Orin S. Kerr is a Professor of Law at Stanford Law School, where he teaches and writes in the areas of criminal procedure and computer crime law. Kerr earned mechanical engineering degrees from Princeton University and Stanford University before graduating with a J.D. from Harvard Law School. He is a former law clerk to Justice Anthony M. Kennedy at the United States Supreme Court and Judge Leonard I. Garth of the U.S. Court of Appeals for the Third Circuit.
Vice President for Legal Affairs, Goldwater Institute
Biography
Timothy Sandefur is the Vice President for Legal Affairs at the Goldwater Institute’s Scharf-Norton Center for Constitutional Litigation and holds the Duncan Chair in Constitutional Government. He litigates to promote economic liberty, private property rights, free speech, and other crucial values in states across the country.
Timothy is the author of nine books, including most recently You Don’t Own Me: Individualism and the Culture of Liberty (2025), and Freedom’s Furies: How Isabel Paterson, Rose Wilder Lane, and Ayn Rand Found Liberty in an Age of Darkness (2022), as well as more than 50 scholarly articles on a wide variety of legal subjects. A frequent guest on radio and television, he is well known to radio audiences as “Tim the Lawyer” on The Armstrong & Getty Show, and his writings have appeared in Reason, National Review, The Weekly Standard, The Wall Street Journal, and The Objective Standard, where he is a contributing editor. He has taught classes at Pepperdine University, McGeorge School of Law, George Mason University’s Antonin Scalia Law School, and Arizona State University, where he held the 2023-24 Barry Goldwater Chair in American Institutions.
He is an Adjunct Scholar with the Cato Institute and is a graduate of Hillsdale College and Chapman University School of Law.
Associate Professor of Law, University of Iowa College of Law
Biography
Mihailis Diamantis’ legal research focuses on corporate crime and criminal theory.
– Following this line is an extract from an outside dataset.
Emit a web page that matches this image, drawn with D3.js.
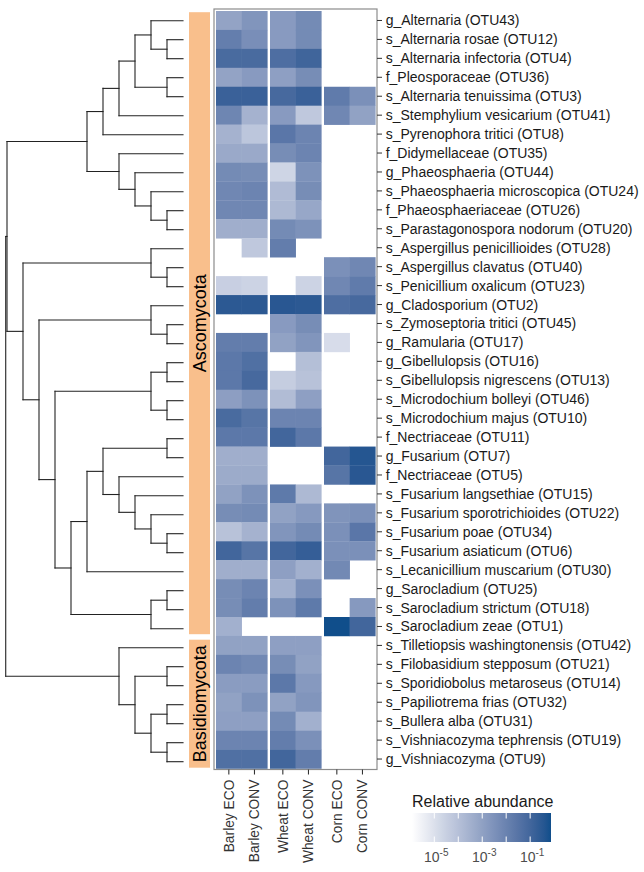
<!DOCTYPE html>
<html><head><meta charset="utf-8">
<script src="https://cdn.jsdelivr.net/npm/d3@7"></script>
<style>body{margin:0;background:#fff} svg{display:block}</style>
</head><body>
<svg id="c" width="644" height="872"></svg>
<script>
const taxa = [
"g_Alternaria (OTU43)","s_Alternaria rosae (OTU12)","s_Alternaria infectoria (OTU4)","f_Pleosporaceae (OTU36)",
"s_Alternaria tenuissima (OTU3)","s_Stemphylium vesicarium (OTU41)","s_Pyrenophora tritici (OTU8)","f_Didymellaceae (OTU35)",
"g_Phaeosphaeria (OTU44)","s_Phaeosphaeria microscopica (OTU24)","f_Phaeosphaeriaceae (OTU26)","s_Parastagonospora nodorum (OTU20)",
"s_Aspergillus penicillioides (OTU28)","s_Aspergillus clavatus (OTU40)","s_Penicillium oxalicum (OTU23)","g_Cladosporium (OTU2)",
"s_Zymoseptoria tritici (OTU45)","g_Ramularia (OTU17)","g_Gibellulopsis (OTU16)","s_Gibellulopsis nigrescens (OTU13)",
"s_Microdochium bolleyi (OTU46)","s_Microdochium majus (OTU10)","f_Nectriaceae (OTU11)","g_Fusarium (OTU7)",
"f_Nectriaceae (OTU5)","s_Fusarium langsethiae (OTU15)","s_Fusarium sporotrichioides (OTU22)","s_Fusarium poae (OTU34)",
"s_Fusarium asiaticum (OTU6)","s_Lecanicillium muscarium (OTU30)","g_Sarocladium (OTU25)","s_Sarocladium strictum (OTU18)",
"s_Sarocladium zeae (OTU1)","s_Tilletiopsis washingtonensis (OTU42)","s_Filobasidium stepposum (OTU21)","s_Sporidiobolus metaroseus (OTU14)",
"s_Papiliotrema frias (OTU32)","s_Bullera alba (OTU31)","s_Vishniacozyma tephrensis (OTU19)","g_Vishniacozyma (OTU9)"];

const crops = ["Barley","Wheat","Corn"];
const systems = ["ECO","CONV"];

// relative abundance per sample (null = absent)
const barleyECO = [
8.2e-4,1.4e-2,6.7e-2,8.2e-4,0.15,7.9e-3,2.8e-4,5.5e-4,5.3e-3,6.9e-3,
6.9e-3,3.7e-4,null,null,3.3e-5,0.29,null,1.5e-2,2.3e-2,2.3e-2,
1.2e-3,6.7e-2,2.3e-2,3.7e-4,4.8e-4,9.3e-4,4.6e-3,8.5e-5,0.10,3.7e-4,
4.6e-3,4.6e-3,3.2e-4,9.3e-4,9.1e-3,1.4e-3,9.3e-4,1.1e-3,9.1e-3,4.5e-2];
const barleyCONV = [
2.4e-3,4.0e-3,6.7e-2,1.6e-3,0.15,2.8e-4,6.5e-5,5.5e-4,4.6e-3,9.1e-3,
6.9e-3,3.7e-4,5.6e-5,null,2.5e-5,0.29,null,1.5e-2,4.5e-2,7.6e-2,
3.1e-3,3.0e-2,2.3e-2,3.7e-4,4.8e-4,3.1e-3,5.3e-3,2.8e-4,3.0e-2,3.7e-4,
9.1e-3,1.5e-2,null,9.3e-4,6.0e-3,1.4e-3,3.1e-3,1.1e-3,9.1e-3,4.5e-2];
const wheatECO = [
1.6e-3,1.6e-3,5.1e-2,1.1e-3,7.6e-2,1.6e-3,2.6e-2,4.6e-3,2.2e-5,1.4e-4,
1.7e-4,5.3e-3,1.5e-2,null,null,0.33,1.6e-3,9.3e-4,null,3.8e-5,
1.3e-4,9.1e-3,0.10,null,null,2.0e-2,9.3e-4,2.4e-3,0.10,1.1e-3,
3.2e-4,3.1e-3,null,1.1e-3,4.6e-3,2.3e-2,9.3e-4,5.3e-3,1.5e-2,0.10];
const wheatCONV = [
5.3e-3,5.3e-3,0.11,4.6e-3,0.15,5.6e-5,9.1e-3,9.1e-3,3.1e-3,4.6e-3,
6.3e-4,3.1e-3,null,null,2.5e-5,0.29,4.6e-3,2.4e-3,1.1e-4,8.5e-5,
1.1e-3,9.1e-3,2.3e-2,null,null,1.7e-4,1.8e-3,5.3e-3,0.19,3.2e-4,
3.5e-3,2.0e-2,null,1.1e-3,9.3e-4,1.8e-3,2.4e-3,3.2e-4,3.5e-3,1.5e-2];
const cornECO = [
null,null,null,null,1.8e-2,6.9e-3,null,null,null,null,
null,null,null,3.5e-3,6.9e-3,5.1e-2,null,1.3e-5,null,null,
null,null,null,0.10,3.0e-2,null,2.7e-3,3.5e-3,3.5e-3,6.0e-3,
null,null,0.74,null,null,null,null,null,null,null];
const cornCONV = [
null,null,null,null,3.5e-3,9.3e-4,null,null,null,null,
null,null,null,6.9e-3,1.8e-2,7.6e-2,null,null,null,null,
null,null,null,0.38,0.33,null,3.5e-3,2.6e-2,3.5e-3,null,
null,1.8e-3,0.10,null,null,null,null,null,null,null];

const series = {Barley:{ECO:barleyECO, CONV:barleyCONV}, Wheat:{ECO:wheatECO, CONV:wheatCONV}, Corn:{ECO:cornECO, CONV:cornCONV}};

const phyla = [{name:"Ascomycota", first:0, last:32},{name:"Basidiomycota", first:33, last:39}];

// dendrogram: [height, child, child], leaves = row number (1-based)
const tree = [11.08,
  [11,
    [6,
      [5, [4, [3, [2, 1, [1, 2, 3]], [1, 4, 5]], 6], 7],
      [4, 8, [3, 9, [2, 10, [1, 11, 12]]]]],
    [10,
      [2, 13, [1, 14, 15]],
      [9,
        [2, 16, [1, 17, 18]],
        [8,
          [2, [1, 19, 20], [1, 21, 22]],
          [7,
            [6, [5, [1, 23, 24], [4, 25, [3, 26, [2, 27, [1, 28, 29]]]]], 30],
            [2, [1, 31, 32], 33]]]]]],
  [4, 34, [3, [1, 35, 36], [2, [1, 37, 38], [1, 39, 40]]]]];

const legendTickExps = [-5,-4,-3,-2,-1];
const legendLabelExps = [-5,-3,-1];
const colorDomain = [-5.93, -0.13];

const svg = d3.select("#c");
const font = "'Liberation Sans', Arial, sans-serif";

// scales
const color = d3.scaleLinear().domain(colorDomain).range(["#ffffff", "#104e8b"]).interpolate(d3.interpolateLab).clamp(true);
const rowIdx = d3.range(taxa.length);
const yHeat = d3.scaleBand().domain(rowIdx).range([11, 768.5]);
const yTree = d3.scaleBand().domain(rowIdx).range([11.2, 771.2]);
const xCrop = d3.scaleBand().domain(crops).range([216, 375.3]).paddingInner(0.05);
const xSys = d3.scaleBand().domain(systems).range([0, xCrop.bandwidth()]);
const xTree = d3.scaleLinear().domain([0, 11]).range([183, 7]);

// heatmap cells
const cells = [];
crops.forEach(c => systems.forEach(s => series[c][s].forEach((v, i) => { if (v != null) cells.push({c, s, i, v}); })));
svg.append("g").selectAll("rect").data(cells).join("rect")
  .attr("x", d => xCrop(d.c) + xSys(d.s))
  .attr("y", d => yHeat(d.i))
  .attr("width", xSys.bandwidth() + 0.3)
  .attr("height", yHeat.bandwidth() + 0.3)
  .attr("fill", d => color(Math.log10(d.v)));

// frame
const fx0 = 214, fx1 = 377, fy0 = 9, fy1 = 769.5;
svg.append("rect").attr("x", fx0).attr("y", fy0).attr("width", fx1 - fx0).attr("height", fy1 - fy0)
  .attr("fill", "none").attr("stroke", "#8c8c8c").attr("stroke-width", 1.2);

// bottom axis
const samplesX = [];
crops.forEach(c => systems.forEach(s => samplesX.push({label: c + " " + s, x: xCrop(c) + xSys(s) + xSys.bandwidth() / 2})));
const gx = svg.append("g");
gx.selectAll("line").data(samplesX).join("line")
  .attr("x1", d => d.x).attr("x2", d => d.x).attr("y1", fy1).attr("y2", fy1 + 5)
  .attr("stroke", "#333").attr("stroke-width", 1.1);
gx.selectAll("text").data(samplesX).join("text")
  .attr("transform", d => `translate(${d.x + 4.9},${fy1 + 10}) rotate(-90)`)
  .attr("text-anchor", "end").attr("font-family", font).attr("font-size", 13.8).attr("fill", "#333")
  .text(d => d.label);

// right axis labels
const gy = svg.append("g");
gy.selectAll("line").data(rowIdx).join("line")
  .attr("x1", fx1).attr("x2", fx1 + 5)
  .attr("y1", i => yHeat(i) + yHeat.bandwidth() / 2).attr("y2", i => yHeat(i) + yHeat.bandwidth() / 2)
  .attr("stroke", "#333").attr("stroke-width", 1);
gy.selectAll("text").data(rowIdx).join("text")
  .attr("x", fx1 + 8.7).attr("y", i => yHeat(i) + yHeat.bandwidth() / 2 + 5)
  .attr("font-family", font).attr("font-size", 14).attr("fill", "#1a1a1a")
  .text(i => taxa[i]);

// phylum bars
const gp = svg.append("g");
phyla.forEach((p, k) => {
  const y0 = yTree(p.first) + (k === 0 ? 1 : 1.5);
  const y1 = yTree(p.last) + yTree.bandwidth() - (k === 0 ? 4 : 3.5);
  gp.append("rect").attr("x", 189).attr("y", y0).attr("width", 21).attr("height", y1 - y0).attr("fill", "#f9bf8c");
  gp.append("text").attr("transform", `translate(205.8,${(y0 + y1) / 2}) rotate(-90)`)
    .attr("text-anchor", "middle").attr("font-family", font).attr("font-size", 18).attr("fill", "#000")
    .text(p.name);
});

// dendrogram
const root = d3.hierarchy(tree, d => Array.isArray(d) ? d.slice(1) : null);
root.eachAfter(n => {
  if (!n.children) { n.py = yTree(n.data - 1) + yTree.bandwidth() / 2; n.px = xTree(0); }
  else {
    n.py = (n.children[0].py + n.children[n.children.length - 1].py) / 2;
    n.px = xTree(n.data[0]);
  }
});
const segs = [];
root.each(n => {
  if (n.children) {
    segs.push([n.px, n.children[0].py, n.px, n.children[n.children.length - 1].py]);
    n.children.forEach(ch => segs.push([n.px, ch.py, ch.px, ch.py]));
  }
});
svg.append("g").selectAll("line").data(segs).join("line")
  .attr("x1", d => d[0]).attr("y1", d => d[1]).attr("x2", d => d[2]).attr("y2", d => d[3])
  .attr("stroke", "#222").attr("stroke-width", 1.1).attr("stroke-linecap", "square");

// legend
const lx = d3.scaleLinear().domain(colorDomain).range([412, 551]);
const defs = svg.append("defs");
const grad = defs.append("linearGradient").attr("id", "lg");
d3.range(0, 1.0001, 0.05).forEach(t => {
  grad.append("stop").attr("offset", t).attr("stop-color", color(colorDomain[0] + t * (colorDomain[1] - colorDomain[0])));
});
const lg = svg.append("g");
lg.append("text").attr("x", 412).attr("y", 806.5).attr("font-family", font).attr("font-size", 16).attr("fill", "#1a1a1a").text("Relative abundance");
lg.append("rect").attr("x", lx(colorDomain[0])).attr("y", 813).attr("width", lx(colorDomain[1]) - lx(colorDomain[0])).attr("height", 29).attr("fill", "url(#lg)");
legendTickExps.forEach(e => {
  lg.append("line").attr("x1", lx(e)).attr("x2", lx(e)).attr("y1", 813).attr("y2", 818.5).attr("stroke", "#fff").attr("stroke-width", 1);
  lg.append("line").attr("x1", lx(e)).attr("x2", lx(e)).attr("y1", 836.5).attr("y2", 842).attr("stroke", "#fff").attr("stroke-width", 1);
});
legendLabelExps.forEach(e => {
  const t = lg.append("text").attr("x", lx(e) + 2).attr("y", 861.5).attr("text-anchor", "middle")
    .attr("font-family", font).attr("font-size", 14).attr("fill", "#4d4d4d");
  t.append("tspan").text("10");
  t.append("tspan").attr("dy", -6).attr("font-size", 10).text(String(e));
});
</script>
</body></html>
He is concerned with how familiar concepts like mens rea shape corporate incentives and the justice of verdicts involving corporate defendants. He has subsidiary interests in privacy law and surveillance.
Professor Diamantis has a courtesy appointment with the Department of Philosophy. His philosophical writings cover a range of topics from action theory, to moral psychology, to experimental philosophy.
Prior to joining the faculty at Iowa, Professor Diamantis was an associate at Columbia Law School. He clerked on the Ninth Circuit Court of Appeals and worked on white-collar investigations as an attorney at Debevoise & Plimpton LLP.
Professor Pettys joined the faculty in 1999. Before coming to the College, he served as a law clerk for Judge Francis Murnaghan, Jr., of the United States Court of Appeals for the Fourth Circuit. He then entered private practice, working for three years in the general litigation department of Perkins Coie, LLP, in Seattle, Washington. Before attending the University of North Carolina School of Law, he served as assistant director of the Capital Campaign for the Arts & Sciences at Duke University.